WHAT THE EXERCISE ASKS:
Begin with the first line of the entries below and reproduce each line exactly, ending with the line that holds "linewidth=1.0, ax=ax, sort=False)".

EXTRACTED MATERIAL:
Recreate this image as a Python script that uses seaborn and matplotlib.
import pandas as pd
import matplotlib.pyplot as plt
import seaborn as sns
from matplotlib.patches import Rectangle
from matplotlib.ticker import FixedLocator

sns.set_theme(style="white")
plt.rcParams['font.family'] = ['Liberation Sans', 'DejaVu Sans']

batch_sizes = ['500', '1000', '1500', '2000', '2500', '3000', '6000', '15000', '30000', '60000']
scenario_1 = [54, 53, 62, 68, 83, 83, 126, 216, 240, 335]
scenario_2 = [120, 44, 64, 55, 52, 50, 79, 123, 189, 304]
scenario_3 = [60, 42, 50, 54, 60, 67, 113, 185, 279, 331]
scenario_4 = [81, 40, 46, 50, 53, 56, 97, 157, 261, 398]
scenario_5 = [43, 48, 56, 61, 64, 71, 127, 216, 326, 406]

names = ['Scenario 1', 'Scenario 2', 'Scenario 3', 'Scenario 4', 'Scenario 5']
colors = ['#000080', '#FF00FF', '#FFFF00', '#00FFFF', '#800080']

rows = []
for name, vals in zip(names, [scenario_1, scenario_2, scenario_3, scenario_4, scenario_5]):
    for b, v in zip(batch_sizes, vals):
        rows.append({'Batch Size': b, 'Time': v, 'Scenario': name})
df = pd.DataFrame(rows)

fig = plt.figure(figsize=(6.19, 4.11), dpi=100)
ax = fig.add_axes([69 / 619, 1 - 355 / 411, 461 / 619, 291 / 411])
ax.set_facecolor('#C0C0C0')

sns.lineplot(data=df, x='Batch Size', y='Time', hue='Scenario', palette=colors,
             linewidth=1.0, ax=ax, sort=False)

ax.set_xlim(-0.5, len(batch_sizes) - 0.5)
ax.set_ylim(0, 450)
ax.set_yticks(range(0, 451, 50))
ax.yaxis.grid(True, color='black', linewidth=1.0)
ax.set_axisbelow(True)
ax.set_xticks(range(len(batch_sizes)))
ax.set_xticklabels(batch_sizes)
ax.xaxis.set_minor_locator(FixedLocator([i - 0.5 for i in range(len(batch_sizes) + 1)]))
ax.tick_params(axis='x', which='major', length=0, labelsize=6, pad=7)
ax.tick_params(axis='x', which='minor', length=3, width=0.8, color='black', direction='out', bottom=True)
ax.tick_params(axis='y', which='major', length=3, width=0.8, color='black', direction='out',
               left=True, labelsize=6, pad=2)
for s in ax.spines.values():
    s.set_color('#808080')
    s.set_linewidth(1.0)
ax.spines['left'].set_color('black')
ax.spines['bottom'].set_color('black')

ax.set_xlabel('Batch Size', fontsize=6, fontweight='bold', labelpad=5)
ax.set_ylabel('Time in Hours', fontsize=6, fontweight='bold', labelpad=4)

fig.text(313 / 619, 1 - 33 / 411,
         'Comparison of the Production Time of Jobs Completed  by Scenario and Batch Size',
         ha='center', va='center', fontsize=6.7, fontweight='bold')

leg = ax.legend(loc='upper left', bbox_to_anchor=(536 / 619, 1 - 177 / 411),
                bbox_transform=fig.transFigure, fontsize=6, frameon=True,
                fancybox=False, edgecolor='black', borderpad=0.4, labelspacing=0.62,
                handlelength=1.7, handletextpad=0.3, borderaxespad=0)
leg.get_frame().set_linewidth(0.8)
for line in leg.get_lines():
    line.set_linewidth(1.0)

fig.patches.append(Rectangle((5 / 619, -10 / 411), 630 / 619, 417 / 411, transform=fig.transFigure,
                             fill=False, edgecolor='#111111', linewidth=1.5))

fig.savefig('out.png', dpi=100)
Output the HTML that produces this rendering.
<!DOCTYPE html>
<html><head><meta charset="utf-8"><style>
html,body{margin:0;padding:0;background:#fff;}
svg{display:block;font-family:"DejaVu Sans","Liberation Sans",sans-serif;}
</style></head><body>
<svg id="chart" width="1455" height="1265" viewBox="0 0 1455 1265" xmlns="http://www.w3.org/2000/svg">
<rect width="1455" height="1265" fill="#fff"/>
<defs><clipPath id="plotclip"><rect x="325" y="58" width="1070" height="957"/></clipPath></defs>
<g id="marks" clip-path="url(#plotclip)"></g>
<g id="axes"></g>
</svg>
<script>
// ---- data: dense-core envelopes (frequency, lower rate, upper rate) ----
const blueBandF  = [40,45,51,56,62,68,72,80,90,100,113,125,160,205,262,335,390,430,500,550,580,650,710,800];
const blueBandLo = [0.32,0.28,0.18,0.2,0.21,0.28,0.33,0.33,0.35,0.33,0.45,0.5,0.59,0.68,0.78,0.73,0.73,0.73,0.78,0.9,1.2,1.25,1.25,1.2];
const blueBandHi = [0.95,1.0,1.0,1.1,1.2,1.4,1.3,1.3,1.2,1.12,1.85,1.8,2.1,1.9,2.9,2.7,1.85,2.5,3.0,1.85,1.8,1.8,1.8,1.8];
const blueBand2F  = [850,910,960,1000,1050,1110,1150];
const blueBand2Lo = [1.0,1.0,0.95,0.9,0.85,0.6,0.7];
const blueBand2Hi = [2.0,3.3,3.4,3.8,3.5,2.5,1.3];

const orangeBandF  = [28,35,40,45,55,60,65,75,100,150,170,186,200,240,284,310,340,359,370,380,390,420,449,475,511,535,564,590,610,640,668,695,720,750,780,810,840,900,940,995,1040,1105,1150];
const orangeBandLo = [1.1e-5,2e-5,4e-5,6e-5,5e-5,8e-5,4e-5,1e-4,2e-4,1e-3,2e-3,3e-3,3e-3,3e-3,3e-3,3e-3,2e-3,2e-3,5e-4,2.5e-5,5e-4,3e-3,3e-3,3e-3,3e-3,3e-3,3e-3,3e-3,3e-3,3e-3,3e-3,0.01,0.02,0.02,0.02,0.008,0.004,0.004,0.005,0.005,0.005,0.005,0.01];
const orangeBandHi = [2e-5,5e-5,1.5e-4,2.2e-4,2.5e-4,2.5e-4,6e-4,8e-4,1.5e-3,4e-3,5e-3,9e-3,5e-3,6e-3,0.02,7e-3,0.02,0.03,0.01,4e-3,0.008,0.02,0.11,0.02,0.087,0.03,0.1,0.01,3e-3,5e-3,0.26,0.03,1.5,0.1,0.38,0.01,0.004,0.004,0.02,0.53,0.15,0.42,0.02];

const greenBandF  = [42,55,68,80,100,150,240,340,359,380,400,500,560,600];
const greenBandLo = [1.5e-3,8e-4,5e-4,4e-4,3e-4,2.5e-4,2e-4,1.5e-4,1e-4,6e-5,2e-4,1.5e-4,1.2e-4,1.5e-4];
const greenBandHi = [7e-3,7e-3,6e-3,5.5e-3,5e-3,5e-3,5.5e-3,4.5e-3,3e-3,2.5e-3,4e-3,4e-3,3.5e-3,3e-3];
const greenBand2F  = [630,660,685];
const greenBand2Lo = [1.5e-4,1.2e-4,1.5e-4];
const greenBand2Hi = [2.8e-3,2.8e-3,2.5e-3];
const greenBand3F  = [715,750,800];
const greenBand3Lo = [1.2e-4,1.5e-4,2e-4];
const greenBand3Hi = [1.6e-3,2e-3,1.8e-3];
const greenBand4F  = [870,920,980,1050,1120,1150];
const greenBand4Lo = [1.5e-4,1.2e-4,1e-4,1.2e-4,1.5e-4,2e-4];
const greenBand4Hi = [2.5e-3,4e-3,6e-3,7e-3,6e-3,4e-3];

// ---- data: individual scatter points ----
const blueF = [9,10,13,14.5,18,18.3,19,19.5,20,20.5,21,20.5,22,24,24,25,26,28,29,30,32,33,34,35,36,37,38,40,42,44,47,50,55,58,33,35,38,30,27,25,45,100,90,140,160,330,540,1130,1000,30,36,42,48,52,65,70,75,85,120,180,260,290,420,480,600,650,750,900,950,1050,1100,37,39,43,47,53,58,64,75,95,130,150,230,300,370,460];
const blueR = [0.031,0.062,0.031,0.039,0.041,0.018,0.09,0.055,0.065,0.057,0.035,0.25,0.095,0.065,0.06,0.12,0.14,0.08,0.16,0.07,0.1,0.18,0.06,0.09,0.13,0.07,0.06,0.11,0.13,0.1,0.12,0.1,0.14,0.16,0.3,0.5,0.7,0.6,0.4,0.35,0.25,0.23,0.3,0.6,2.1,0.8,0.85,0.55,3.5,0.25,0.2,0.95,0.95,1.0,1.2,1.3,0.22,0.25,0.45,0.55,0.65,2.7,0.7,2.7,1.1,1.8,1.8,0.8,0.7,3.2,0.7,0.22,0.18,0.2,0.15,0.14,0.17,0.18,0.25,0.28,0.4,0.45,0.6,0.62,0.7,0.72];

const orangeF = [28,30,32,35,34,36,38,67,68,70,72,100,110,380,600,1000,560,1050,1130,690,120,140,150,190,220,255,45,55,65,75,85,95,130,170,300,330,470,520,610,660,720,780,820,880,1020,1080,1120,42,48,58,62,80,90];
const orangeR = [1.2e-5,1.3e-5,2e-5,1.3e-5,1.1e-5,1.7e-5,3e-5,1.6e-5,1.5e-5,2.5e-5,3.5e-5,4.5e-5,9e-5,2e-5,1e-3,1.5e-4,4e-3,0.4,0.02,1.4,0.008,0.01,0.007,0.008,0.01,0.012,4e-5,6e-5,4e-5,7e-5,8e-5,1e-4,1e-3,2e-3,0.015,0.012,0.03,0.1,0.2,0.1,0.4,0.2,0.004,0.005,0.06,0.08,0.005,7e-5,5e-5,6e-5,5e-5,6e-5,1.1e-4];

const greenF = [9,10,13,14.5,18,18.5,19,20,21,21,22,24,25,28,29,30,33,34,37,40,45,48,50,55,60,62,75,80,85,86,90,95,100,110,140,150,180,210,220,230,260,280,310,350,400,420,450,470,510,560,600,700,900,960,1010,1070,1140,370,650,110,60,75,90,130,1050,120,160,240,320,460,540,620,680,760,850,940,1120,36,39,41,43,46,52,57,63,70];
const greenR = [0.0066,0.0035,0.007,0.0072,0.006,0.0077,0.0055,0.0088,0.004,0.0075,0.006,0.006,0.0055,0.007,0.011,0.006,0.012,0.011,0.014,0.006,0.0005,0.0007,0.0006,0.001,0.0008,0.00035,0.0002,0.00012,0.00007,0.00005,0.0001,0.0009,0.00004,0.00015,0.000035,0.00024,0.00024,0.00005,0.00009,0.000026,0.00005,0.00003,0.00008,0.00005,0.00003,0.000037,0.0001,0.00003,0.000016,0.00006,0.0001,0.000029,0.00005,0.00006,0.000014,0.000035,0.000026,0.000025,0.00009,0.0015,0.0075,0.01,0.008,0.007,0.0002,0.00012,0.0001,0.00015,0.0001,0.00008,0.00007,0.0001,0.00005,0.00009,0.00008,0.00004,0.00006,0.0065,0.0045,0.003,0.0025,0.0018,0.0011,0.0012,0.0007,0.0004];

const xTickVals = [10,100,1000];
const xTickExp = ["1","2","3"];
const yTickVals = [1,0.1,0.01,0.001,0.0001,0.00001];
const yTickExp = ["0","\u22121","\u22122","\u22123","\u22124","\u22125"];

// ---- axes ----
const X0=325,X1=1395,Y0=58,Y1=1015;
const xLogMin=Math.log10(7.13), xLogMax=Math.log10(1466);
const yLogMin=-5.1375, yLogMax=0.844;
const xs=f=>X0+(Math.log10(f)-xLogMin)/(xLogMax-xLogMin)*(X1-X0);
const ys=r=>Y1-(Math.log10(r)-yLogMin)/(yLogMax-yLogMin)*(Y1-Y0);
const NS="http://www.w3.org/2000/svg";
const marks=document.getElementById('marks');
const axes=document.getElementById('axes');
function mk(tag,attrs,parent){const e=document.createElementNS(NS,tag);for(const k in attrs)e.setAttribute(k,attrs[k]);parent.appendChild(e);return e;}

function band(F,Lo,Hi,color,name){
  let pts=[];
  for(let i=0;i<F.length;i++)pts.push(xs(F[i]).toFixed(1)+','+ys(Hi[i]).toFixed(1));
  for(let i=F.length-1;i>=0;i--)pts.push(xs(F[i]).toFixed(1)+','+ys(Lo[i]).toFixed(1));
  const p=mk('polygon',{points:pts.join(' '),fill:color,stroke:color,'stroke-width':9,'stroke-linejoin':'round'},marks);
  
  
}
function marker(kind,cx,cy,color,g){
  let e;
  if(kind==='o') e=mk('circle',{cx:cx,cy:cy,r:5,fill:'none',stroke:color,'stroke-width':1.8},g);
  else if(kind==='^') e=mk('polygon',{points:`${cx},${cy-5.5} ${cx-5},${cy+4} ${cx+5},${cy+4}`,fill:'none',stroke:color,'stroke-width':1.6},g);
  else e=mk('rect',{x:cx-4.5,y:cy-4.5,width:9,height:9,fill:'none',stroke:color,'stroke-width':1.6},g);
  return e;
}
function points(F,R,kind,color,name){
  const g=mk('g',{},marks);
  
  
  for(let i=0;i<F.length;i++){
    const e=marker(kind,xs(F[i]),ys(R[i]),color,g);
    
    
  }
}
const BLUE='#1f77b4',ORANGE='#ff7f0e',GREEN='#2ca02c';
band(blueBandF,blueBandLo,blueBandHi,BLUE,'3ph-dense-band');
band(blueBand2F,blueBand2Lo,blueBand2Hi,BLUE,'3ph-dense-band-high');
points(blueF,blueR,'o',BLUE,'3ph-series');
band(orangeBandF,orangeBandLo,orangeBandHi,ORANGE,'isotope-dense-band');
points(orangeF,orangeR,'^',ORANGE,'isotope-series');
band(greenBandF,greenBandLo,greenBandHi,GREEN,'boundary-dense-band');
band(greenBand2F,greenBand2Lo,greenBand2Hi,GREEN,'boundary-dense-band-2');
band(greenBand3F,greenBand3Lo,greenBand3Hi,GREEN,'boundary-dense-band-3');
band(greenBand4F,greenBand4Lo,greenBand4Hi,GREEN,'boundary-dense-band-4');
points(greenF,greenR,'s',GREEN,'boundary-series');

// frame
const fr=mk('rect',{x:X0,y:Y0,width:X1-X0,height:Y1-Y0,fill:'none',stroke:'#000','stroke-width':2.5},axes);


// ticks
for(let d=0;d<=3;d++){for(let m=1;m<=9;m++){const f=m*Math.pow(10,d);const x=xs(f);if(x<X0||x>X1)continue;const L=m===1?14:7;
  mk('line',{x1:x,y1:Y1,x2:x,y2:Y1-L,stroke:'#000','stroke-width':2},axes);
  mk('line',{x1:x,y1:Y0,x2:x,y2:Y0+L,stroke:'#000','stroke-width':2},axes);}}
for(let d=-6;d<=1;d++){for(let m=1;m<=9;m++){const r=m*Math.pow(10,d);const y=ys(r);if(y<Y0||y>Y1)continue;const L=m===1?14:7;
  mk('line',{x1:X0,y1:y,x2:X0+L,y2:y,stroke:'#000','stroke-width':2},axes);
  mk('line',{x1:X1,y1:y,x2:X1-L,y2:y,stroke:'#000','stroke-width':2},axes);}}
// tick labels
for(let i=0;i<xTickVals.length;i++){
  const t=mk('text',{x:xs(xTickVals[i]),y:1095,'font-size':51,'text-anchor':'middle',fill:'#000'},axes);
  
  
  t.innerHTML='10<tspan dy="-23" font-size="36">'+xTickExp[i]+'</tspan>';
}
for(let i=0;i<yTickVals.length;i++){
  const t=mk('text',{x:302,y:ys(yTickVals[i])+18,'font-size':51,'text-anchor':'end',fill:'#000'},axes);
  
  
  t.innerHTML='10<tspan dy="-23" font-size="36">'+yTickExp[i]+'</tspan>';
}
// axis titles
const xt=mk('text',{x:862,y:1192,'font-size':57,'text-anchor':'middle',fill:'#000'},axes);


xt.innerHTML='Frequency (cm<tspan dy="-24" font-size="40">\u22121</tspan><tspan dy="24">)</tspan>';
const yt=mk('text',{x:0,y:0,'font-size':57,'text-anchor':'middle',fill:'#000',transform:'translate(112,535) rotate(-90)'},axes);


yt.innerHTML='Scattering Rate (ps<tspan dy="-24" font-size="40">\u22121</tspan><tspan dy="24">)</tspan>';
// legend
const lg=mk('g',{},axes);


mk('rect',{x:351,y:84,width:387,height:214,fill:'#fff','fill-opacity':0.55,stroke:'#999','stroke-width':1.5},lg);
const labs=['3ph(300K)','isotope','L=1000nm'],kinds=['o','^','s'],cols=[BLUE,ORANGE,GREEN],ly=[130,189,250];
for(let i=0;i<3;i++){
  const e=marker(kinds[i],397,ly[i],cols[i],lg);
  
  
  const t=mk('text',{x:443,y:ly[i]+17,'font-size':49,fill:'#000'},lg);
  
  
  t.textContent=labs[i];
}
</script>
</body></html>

SOLUTION FOR THIS PROBLEM:
Recreate this image as a Python script that uses seaborn and matplotlib.
import pandas as pd
import matplotlib.pyplot as plt
import seaborn as sns
from matplotlib.patches import Rectangle
from matplotlib.ticker import FixedLocator

sns.set_theme(style="white")
plt.rcParams['font.family'] = ['Liberation Sans', 'DejaVu Sans']

batch_sizes = ['500', '1000', '1500', '2000', '2500', '3000', '6000', '15000', '30000', '60000']
scenario_1 = [54, 53, 62, 68, 83, 83, 126, 216, 240, 335]
scenario_2 = [120, 44, 64, 55, 52, 50, 79, 123, 189, 304]
scenario_3 = [60, 42, 50, 54, 60, 67, 113, 185, 279, 331]
scenario_4 = [81, 40, 46, 50, 53, 56, 97, 157, 261, 398]
scenario_5 = [43, 48, 56, 61, 64, 71, 127, 216, 326, 406]

names = ['Scenario 1', 'Scenario 2', 'Scenario 3', 'Scenario 4', 'Scenario 5']
colors = ['#000080', '#FF00FF', '#FFFF00', '#00FFFF', '#800080']

rows = []
for name, vals in zip(names, [scenario_1, scenario_2, scenario_3, scenario_4, scenario_5]):
    for b, v in zip(batch_sizes, vals):
        rows.append({'Batch Size': b, 'Time': v, 'Scenario': name})
df = pd.DataFrame(rows)

fig = plt.figure(figsize=(6.19, 4.11), dpi=100)
ax = fig.add_axes([69 / 619, 1 - 355 / 411, 461 / 619, 291 / 411])
ax.set_facecolor('#C0C0C0')

sns.lineplot(data=df, x='Batch Size', y='Time', hue='Scenario', palette=colors,
             linewidth=1.0, ax=ax, sort=False)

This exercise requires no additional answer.